_Short exercise_:
Repeat the listing below word for word, stopping after the line that contains "(0,0) rectangle (568.5pt,514pt);".
————————
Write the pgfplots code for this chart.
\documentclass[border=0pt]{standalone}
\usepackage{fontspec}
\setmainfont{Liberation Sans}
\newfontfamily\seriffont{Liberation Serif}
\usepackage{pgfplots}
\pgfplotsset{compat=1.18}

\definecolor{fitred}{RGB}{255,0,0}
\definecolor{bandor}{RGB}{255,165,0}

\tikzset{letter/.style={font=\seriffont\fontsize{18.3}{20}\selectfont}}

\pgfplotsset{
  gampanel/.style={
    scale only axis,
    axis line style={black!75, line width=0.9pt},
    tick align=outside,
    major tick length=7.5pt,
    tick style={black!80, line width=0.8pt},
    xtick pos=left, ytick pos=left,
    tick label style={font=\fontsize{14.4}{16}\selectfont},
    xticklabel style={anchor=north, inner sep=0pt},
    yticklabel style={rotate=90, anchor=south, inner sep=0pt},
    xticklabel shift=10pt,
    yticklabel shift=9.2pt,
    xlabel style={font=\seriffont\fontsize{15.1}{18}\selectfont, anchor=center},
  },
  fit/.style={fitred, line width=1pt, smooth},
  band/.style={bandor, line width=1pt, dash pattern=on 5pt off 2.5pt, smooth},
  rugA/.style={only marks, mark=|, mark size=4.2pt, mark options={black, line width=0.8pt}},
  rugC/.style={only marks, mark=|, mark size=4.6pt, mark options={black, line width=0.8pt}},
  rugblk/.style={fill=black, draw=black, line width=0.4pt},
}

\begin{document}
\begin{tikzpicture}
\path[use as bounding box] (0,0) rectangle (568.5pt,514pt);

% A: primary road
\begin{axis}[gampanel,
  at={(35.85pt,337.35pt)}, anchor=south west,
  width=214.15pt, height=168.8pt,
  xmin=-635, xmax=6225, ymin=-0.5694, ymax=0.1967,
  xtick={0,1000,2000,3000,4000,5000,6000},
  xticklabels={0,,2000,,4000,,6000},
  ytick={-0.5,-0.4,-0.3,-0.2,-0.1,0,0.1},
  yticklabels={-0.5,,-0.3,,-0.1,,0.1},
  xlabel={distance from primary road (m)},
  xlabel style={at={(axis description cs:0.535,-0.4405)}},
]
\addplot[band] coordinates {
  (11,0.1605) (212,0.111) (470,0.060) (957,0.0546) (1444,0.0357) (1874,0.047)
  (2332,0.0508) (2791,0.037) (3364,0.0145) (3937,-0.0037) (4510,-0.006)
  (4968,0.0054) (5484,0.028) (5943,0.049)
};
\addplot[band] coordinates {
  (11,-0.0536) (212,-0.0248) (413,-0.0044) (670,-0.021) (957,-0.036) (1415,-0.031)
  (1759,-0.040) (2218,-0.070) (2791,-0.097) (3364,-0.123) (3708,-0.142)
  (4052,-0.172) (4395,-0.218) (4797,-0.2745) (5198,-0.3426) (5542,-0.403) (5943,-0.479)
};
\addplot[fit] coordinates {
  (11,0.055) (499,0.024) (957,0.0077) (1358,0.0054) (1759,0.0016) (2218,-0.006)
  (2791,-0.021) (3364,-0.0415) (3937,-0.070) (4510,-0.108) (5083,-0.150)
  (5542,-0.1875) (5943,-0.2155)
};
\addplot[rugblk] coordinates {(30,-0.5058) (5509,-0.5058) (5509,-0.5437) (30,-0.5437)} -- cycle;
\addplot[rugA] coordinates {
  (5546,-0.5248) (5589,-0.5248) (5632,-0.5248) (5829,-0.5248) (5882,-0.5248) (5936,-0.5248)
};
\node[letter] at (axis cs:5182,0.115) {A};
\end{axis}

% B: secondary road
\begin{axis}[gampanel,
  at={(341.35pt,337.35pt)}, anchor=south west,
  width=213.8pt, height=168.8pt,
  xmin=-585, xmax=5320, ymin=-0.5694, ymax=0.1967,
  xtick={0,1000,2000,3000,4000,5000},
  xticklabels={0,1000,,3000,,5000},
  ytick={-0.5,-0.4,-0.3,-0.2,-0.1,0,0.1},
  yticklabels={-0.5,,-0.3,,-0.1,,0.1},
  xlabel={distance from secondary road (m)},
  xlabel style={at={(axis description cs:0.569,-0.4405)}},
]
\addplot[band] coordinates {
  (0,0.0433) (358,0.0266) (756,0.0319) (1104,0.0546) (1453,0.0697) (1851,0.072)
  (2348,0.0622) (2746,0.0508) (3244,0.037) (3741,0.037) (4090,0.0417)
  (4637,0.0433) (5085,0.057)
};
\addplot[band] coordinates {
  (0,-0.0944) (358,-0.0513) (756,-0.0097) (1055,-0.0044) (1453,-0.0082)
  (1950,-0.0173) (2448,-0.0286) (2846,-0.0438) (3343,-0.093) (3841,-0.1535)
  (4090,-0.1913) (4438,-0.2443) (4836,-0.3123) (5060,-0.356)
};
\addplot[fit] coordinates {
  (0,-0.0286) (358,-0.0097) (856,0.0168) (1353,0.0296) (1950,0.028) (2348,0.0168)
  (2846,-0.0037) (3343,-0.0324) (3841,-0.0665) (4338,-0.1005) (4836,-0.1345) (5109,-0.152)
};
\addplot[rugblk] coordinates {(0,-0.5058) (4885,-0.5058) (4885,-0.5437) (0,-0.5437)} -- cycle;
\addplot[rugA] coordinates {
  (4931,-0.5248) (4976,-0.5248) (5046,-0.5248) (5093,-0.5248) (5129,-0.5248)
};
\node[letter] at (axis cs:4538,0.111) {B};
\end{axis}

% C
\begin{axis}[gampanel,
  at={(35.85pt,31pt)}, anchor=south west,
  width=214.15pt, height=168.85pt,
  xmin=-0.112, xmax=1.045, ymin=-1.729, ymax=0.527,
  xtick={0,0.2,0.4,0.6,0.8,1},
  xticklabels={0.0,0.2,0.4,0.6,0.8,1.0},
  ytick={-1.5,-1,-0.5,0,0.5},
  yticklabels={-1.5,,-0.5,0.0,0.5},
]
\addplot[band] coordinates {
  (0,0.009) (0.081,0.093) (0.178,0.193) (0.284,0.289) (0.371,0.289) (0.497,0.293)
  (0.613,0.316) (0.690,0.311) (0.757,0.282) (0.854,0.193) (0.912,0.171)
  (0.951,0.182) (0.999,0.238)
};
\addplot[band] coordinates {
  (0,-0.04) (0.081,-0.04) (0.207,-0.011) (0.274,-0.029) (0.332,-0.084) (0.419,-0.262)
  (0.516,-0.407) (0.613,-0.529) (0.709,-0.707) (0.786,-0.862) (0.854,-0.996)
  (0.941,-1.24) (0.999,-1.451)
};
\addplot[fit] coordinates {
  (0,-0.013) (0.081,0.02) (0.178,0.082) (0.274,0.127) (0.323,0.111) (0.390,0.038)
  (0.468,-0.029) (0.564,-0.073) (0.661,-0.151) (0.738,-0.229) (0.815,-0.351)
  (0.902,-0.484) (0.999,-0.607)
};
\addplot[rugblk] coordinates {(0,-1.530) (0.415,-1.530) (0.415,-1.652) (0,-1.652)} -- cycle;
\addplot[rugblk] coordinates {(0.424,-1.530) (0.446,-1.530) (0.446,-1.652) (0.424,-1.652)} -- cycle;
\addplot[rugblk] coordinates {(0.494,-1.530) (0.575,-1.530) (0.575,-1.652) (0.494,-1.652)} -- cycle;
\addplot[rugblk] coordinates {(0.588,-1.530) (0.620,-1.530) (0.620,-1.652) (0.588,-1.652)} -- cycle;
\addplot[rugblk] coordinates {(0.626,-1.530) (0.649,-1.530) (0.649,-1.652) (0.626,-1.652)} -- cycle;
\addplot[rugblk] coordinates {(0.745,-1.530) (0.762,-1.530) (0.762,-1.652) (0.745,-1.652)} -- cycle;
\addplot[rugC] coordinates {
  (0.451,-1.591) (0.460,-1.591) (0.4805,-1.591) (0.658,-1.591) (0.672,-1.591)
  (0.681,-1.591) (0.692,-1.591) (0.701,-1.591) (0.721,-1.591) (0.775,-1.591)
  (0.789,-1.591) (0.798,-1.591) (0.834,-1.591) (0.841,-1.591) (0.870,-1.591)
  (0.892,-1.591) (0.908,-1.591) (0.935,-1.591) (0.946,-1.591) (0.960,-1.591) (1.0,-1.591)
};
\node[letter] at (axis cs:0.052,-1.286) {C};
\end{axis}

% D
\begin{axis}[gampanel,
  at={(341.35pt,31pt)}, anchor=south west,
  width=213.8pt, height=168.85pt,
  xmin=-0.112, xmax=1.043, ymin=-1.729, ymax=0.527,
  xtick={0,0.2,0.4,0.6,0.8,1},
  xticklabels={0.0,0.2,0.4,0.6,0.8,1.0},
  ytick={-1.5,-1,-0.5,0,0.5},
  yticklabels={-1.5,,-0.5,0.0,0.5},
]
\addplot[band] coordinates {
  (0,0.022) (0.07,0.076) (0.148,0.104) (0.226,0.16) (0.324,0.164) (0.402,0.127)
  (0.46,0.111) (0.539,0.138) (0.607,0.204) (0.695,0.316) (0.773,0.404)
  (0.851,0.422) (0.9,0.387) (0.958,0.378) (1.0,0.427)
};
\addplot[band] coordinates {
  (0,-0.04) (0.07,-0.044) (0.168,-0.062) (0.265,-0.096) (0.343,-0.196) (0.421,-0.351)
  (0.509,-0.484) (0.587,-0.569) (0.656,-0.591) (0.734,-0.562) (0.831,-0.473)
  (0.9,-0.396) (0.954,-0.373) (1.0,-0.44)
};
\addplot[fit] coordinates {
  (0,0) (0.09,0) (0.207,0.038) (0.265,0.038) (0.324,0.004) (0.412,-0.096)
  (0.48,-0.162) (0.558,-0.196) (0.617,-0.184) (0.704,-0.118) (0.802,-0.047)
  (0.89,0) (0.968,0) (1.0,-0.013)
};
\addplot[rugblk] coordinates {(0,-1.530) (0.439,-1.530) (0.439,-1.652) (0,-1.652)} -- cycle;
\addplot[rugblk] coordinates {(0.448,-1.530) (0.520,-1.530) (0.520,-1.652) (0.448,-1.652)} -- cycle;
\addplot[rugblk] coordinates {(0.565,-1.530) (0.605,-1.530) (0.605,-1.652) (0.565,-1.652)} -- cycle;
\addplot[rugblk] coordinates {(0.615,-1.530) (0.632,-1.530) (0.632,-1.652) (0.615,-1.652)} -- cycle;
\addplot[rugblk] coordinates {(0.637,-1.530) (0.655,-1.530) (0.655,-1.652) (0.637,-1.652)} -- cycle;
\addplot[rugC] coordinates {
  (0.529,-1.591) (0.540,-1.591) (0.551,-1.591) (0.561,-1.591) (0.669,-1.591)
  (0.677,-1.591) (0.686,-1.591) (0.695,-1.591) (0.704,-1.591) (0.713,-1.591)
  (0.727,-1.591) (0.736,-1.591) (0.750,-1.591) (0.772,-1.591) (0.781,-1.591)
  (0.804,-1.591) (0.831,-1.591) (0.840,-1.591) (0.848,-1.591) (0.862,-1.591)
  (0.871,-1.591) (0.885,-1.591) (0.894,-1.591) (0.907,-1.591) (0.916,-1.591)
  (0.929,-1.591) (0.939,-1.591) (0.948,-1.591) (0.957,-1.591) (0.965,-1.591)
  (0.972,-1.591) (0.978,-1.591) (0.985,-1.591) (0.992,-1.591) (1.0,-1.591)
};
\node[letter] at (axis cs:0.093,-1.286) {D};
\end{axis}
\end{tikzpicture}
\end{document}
————————
_Expected answer_:
Write the pgfplots code for this chart.
\documentclass[border=0pt]{standalone}
\usepackage{fontspec}
\setmainfont{Liberation Sans}
\newfontfamily\seriffont{Liberation Serif}
\usepackage{pgfplots}
\pgfplotsset{compat=1.18}

\definecolor{fitred}{RGB}{255,0,0}
\definecolor{bandor}{RGB}{255,165,0}

\tikzset{letter/.style={font=\seriffont\fontsize{18.3}{20}\selectfont}}

\pgfplotsset{
  gampanel/.style={
    scale only axis,
    axis line style={black!75, line width=0.9pt},
    tick align=outside,
    major tick length=7.5pt,
    tick style={black!80, line width=0.8pt},
    xtick pos=left, ytick pos=left,
    tick label style={font=\fontsize{14.4}{16}\selectfont},
    xticklabel style={anchor=north, inner sep=0pt},
    yticklabel style={rotate=90, anchor=south, inner sep=0pt},
    xticklabel shift=10pt,
    yticklabel shift=9.2pt,
    xlabel style={font=\seriffont\fontsize{15.1}{18}\selectfont, anchor=center},
  },
  fit/.style={fitred, line width=1pt, smooth},
  band/.style={bandor, line width=1pt, dash pattern=on 5pt off 2.5pt, smooth},
  rugA/.style={only marks, mark=|, mark size=4.2pt, mark options={black, line width=0.8pt}},
  rugC/.style={only marks, mark=|, mark size=4.6pt, mark options={black, line width=0.8pt}},
  rugblk/.style={fill=black, draw=black, line width=0.4pt},
}

\begin{document}
\begin{tikzpicture}
\path[use as bounding box] (0,0) rectangle (568.5pt,514pt);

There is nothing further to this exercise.